A. 細ストライプ/細チェック/小さな幾何が安全。大柄は骨感を強めやすい。
Q4. ノースリーブが不安
A. ロングジレ/長めカーデで腕付け根を面で包むと安心。
Q5. マフラーはどう巻く?
A. 中幅を一巻きが基本。結び目は鎖骨下で面を遮らない。
Q6. 厚手ニットは本当にダメ?
A. 部分使い(袖口/裾/小物)ならOK。主役は中薄〜中肉のフラットな面。
用語辞典(やさしい言い換え)
中深(股上):浅すぎず深すぎないはき込み。腰骨を包む。
面で包む:広い布の面で体の角をなだらかに見せる考え方。
ドライタッチ:指で触るとさらり。秋冬でも重く見えにくい。
ミラノリブ:目が詰まった編み。面がフラットで直線が出る。
センタープレス:パンツ中央の折り。
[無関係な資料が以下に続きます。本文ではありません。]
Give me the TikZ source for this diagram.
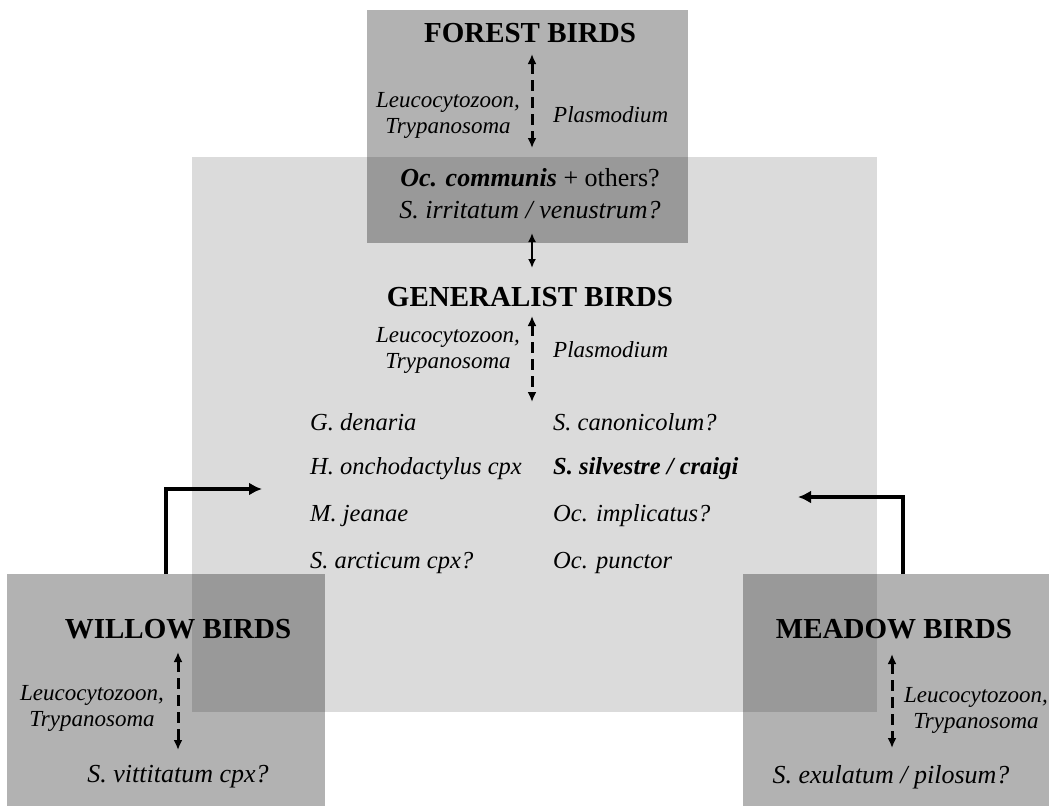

縦線を強調。
比翼:前ボタンが隠れる作り。面がつるんと見える。
サキソニー:細かな起毛の毛織物。薄手なら面が整いやすい。
まとめ
骨格ナチュラルの秋冬は、ゆるめ×直線×空気感で“面を大きく、線をまっすぐ”。中重心を保ち、ドライで落ちる素材を選べば、通勤も休日も行事も肩の力が抜けた上品さに落ち着きます。
まずは10着のカプセルを整え、昼→夜は羽織・靴・ベルトの3点だけで密度を切り替える——この小さな規律が、毎日の迷いと時間を確実に減らします。